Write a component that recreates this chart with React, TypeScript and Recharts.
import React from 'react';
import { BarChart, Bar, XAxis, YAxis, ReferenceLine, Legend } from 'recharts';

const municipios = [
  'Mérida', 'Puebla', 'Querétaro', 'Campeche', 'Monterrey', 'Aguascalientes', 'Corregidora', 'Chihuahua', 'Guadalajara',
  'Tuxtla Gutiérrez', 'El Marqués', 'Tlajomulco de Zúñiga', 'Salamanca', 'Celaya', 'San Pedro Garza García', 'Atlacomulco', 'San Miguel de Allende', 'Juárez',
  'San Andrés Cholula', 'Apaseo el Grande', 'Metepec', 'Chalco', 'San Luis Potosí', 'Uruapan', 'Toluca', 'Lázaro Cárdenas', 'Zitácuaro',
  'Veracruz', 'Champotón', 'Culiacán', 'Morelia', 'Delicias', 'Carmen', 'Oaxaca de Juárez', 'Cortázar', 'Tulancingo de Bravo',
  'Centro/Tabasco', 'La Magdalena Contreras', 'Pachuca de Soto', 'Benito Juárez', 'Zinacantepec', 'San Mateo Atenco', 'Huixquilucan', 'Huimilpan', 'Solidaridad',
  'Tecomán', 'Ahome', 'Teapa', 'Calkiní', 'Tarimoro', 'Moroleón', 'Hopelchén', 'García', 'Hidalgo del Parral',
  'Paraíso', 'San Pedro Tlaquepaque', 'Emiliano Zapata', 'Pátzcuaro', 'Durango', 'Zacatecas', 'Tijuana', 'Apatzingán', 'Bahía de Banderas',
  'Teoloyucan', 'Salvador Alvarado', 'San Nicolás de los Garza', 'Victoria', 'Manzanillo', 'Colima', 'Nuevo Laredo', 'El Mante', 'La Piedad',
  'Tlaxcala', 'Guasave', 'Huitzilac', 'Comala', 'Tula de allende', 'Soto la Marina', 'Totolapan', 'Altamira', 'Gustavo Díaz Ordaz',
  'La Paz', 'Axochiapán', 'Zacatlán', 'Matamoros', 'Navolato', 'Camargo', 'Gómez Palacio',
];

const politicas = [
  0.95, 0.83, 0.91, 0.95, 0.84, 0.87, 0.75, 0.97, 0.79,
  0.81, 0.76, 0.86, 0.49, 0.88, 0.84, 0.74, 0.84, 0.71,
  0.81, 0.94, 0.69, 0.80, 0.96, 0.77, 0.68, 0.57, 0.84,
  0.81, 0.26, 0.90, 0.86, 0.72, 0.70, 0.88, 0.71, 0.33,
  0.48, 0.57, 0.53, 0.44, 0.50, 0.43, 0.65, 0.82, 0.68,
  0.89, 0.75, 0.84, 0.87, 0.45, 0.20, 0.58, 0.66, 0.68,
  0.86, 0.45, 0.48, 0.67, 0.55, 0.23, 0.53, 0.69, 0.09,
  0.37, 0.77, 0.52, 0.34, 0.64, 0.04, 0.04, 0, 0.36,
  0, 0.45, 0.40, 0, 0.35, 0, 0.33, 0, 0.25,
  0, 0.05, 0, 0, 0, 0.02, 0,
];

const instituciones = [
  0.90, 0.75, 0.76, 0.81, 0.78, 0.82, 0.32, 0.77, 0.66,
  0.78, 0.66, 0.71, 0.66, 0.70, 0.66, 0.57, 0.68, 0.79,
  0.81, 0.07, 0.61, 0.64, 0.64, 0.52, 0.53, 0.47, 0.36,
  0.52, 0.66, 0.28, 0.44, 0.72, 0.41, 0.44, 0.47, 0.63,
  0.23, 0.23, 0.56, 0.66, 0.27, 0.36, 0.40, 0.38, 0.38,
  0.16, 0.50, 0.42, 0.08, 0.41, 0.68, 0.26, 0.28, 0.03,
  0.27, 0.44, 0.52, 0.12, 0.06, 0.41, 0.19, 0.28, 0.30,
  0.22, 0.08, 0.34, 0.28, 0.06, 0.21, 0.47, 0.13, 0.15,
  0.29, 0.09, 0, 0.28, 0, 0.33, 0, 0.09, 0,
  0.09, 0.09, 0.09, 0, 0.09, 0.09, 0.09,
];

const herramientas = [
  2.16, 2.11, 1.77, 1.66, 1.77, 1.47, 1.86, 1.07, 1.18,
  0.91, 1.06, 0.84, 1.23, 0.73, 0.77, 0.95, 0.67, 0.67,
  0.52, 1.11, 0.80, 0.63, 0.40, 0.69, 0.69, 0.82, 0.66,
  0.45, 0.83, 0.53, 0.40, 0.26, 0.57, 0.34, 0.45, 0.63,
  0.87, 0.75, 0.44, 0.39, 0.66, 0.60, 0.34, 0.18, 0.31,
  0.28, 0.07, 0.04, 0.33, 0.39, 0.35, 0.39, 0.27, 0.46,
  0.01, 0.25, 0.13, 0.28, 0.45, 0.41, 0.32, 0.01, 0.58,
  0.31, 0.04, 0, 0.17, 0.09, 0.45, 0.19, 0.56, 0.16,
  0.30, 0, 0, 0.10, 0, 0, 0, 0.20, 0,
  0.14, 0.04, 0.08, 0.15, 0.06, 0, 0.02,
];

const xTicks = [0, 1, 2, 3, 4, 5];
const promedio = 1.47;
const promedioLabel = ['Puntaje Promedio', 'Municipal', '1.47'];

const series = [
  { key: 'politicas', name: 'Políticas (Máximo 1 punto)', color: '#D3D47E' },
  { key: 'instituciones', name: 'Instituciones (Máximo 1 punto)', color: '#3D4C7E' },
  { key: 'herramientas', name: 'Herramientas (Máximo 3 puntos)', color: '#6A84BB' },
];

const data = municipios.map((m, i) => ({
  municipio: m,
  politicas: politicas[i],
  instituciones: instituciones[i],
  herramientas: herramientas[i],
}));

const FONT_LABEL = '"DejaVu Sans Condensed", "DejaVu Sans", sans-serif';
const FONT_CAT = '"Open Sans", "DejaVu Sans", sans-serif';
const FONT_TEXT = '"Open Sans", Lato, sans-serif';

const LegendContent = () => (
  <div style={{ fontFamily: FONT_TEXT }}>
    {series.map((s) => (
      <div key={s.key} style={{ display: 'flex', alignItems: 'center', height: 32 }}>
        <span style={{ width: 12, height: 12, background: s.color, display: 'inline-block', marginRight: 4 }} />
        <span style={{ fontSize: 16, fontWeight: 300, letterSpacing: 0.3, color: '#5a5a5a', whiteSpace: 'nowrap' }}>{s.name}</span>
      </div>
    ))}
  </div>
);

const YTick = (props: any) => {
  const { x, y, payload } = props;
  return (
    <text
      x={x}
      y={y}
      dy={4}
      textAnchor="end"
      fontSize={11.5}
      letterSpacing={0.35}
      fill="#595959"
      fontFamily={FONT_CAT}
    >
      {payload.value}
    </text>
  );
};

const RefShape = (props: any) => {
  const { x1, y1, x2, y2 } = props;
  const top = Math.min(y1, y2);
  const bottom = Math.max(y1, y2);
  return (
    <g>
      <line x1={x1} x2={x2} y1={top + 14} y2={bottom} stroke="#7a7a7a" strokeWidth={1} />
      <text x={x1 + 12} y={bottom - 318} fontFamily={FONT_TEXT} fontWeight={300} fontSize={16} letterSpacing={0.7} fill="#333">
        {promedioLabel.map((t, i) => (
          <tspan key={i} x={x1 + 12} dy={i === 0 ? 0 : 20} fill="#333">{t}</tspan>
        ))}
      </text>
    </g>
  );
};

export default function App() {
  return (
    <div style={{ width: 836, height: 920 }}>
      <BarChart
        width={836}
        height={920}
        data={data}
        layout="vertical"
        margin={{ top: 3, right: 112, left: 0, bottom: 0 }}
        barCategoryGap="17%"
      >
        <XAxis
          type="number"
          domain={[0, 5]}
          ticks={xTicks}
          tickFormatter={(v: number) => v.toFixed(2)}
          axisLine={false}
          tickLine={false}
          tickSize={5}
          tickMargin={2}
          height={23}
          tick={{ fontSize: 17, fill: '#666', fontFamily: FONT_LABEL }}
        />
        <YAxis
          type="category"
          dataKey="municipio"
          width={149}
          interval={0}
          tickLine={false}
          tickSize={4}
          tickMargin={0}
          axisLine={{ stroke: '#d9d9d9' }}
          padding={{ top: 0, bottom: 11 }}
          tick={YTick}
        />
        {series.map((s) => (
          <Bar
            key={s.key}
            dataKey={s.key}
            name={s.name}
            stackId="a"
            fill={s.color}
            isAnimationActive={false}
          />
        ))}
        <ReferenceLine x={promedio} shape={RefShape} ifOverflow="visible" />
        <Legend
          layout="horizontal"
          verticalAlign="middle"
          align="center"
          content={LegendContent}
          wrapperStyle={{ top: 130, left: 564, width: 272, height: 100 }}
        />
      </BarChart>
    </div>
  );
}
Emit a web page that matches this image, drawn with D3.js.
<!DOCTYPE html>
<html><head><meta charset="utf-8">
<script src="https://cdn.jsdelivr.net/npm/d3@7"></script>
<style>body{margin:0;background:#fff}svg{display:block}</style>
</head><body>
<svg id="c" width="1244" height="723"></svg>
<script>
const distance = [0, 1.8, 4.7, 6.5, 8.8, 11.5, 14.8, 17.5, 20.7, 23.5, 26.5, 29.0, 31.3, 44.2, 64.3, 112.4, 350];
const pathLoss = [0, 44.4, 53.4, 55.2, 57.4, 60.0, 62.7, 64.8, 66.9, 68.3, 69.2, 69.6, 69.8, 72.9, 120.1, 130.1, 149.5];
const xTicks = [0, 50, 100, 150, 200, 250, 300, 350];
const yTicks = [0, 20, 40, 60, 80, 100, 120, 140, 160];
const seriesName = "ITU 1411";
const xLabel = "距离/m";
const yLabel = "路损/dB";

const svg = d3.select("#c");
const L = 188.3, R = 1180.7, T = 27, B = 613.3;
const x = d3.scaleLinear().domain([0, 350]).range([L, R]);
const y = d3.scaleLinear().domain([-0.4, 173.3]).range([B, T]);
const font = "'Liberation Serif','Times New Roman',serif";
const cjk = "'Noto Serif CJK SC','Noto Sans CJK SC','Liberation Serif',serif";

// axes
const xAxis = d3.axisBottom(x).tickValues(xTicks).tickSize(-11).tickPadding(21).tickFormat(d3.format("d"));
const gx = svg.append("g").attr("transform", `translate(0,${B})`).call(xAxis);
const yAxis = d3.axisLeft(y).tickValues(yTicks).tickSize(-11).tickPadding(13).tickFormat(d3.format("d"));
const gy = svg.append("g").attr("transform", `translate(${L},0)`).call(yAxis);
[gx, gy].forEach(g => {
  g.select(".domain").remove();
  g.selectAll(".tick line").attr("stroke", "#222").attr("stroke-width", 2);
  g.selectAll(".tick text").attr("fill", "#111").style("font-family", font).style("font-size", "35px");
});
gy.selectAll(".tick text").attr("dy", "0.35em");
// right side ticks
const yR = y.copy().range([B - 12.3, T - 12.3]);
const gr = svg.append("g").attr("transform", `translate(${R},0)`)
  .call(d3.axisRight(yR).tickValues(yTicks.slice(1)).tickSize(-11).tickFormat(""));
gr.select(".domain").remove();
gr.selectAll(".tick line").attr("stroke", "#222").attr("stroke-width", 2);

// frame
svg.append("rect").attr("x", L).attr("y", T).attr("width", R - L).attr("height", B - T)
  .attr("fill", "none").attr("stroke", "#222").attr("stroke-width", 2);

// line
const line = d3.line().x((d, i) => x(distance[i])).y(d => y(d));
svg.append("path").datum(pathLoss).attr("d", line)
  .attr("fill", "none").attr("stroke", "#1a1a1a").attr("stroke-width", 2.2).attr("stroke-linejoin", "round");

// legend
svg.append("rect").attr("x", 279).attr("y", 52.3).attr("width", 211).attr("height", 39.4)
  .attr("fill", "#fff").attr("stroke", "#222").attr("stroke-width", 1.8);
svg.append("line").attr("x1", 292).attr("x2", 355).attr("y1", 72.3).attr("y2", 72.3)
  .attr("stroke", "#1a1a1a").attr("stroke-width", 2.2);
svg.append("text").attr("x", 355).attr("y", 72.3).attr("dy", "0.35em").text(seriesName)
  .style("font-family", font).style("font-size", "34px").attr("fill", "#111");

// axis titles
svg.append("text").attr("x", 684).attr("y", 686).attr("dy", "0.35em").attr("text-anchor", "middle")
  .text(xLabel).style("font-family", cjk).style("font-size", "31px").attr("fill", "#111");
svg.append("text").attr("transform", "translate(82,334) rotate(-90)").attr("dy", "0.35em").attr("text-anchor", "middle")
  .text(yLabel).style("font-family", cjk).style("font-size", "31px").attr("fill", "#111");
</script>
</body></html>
* * *
> Short exercise
From the listing above, copy all lines holding the word "that".

> Exercise response
Write a component that recreates this chart with React, TypeScript and Recharts.
Emit a web page that matches this image, drawn with D3.js.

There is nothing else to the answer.